### Set exercise
Nothing after the line with "import plotly.graph_objects as go" belongs in the copy; extract the lines below from the top through that line, pictures left out.

### Raw data
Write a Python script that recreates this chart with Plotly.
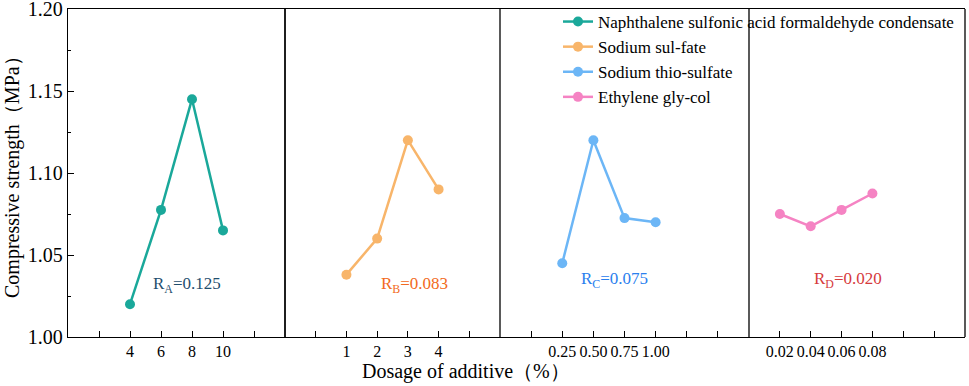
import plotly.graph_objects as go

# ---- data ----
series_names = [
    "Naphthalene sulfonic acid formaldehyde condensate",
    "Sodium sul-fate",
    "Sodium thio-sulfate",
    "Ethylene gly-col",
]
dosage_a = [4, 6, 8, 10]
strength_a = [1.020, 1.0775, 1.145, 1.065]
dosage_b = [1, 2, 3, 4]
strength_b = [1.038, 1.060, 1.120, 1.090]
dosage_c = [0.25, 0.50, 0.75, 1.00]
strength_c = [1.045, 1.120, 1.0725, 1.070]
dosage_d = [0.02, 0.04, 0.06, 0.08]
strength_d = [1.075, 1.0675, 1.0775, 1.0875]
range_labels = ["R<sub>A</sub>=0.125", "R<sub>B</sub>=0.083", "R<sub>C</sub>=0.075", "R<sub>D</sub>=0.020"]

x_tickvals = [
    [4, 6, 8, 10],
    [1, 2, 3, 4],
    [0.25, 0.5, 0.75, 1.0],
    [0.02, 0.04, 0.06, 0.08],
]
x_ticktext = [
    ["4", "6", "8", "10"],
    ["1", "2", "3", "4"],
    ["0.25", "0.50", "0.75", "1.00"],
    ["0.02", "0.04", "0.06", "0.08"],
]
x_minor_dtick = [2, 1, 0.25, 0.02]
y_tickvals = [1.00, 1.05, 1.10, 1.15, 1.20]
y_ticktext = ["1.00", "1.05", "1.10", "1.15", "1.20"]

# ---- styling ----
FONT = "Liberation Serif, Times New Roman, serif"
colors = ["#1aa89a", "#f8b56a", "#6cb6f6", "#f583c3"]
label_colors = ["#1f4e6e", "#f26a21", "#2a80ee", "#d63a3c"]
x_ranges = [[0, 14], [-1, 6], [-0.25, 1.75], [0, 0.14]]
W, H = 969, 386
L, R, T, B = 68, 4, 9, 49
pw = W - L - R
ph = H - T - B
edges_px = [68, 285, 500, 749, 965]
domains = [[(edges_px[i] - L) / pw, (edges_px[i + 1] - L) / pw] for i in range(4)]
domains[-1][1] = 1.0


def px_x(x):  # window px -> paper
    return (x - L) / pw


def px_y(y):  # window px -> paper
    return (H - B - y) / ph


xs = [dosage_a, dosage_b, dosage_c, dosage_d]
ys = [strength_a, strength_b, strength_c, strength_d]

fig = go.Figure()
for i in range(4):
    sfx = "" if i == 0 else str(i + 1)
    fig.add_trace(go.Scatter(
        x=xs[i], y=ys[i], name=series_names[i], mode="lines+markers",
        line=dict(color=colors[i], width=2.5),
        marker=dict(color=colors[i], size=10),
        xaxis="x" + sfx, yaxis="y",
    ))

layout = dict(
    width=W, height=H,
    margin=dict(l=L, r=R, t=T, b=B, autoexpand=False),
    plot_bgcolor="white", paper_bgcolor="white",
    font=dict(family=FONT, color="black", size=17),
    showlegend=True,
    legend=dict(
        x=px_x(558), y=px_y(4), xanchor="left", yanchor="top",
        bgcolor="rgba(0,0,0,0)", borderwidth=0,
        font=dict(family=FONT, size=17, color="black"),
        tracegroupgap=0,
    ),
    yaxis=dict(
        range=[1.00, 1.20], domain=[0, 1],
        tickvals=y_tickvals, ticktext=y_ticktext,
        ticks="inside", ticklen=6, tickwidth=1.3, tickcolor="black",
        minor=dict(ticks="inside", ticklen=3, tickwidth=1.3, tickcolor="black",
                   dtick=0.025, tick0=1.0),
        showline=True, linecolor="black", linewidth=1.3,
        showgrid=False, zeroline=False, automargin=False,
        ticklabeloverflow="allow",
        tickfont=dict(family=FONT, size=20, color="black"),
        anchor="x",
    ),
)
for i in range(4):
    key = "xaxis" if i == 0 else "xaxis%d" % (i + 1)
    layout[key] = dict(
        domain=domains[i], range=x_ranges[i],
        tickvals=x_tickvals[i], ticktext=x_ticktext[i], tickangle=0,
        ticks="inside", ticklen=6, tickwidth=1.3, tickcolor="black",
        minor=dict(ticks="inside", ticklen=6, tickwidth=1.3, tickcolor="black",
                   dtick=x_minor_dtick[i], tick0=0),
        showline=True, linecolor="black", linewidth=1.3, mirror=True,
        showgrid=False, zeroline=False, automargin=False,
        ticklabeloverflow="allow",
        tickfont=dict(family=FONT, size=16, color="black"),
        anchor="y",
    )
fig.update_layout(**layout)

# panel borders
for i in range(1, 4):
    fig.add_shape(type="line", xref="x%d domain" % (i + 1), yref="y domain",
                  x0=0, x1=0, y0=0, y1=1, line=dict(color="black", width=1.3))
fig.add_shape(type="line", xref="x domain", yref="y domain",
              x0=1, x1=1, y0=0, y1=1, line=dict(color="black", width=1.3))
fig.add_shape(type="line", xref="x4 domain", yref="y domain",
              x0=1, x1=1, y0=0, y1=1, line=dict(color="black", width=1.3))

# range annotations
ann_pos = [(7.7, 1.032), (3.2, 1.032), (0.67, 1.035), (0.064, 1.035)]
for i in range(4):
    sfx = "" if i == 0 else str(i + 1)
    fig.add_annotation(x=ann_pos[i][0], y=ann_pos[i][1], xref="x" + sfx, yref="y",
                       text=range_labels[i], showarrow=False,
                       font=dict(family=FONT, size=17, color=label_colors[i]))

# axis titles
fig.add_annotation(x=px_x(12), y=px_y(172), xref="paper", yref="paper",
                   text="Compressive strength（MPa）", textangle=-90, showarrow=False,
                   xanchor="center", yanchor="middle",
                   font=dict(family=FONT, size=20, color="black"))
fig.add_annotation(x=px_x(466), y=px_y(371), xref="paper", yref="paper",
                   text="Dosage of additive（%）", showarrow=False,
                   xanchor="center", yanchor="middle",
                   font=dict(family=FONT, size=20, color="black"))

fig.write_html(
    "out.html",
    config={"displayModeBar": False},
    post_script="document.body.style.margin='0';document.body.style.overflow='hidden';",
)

### Task response
Write a Python script that recreates this chart with Plotly.
import plotly.graph_objects as go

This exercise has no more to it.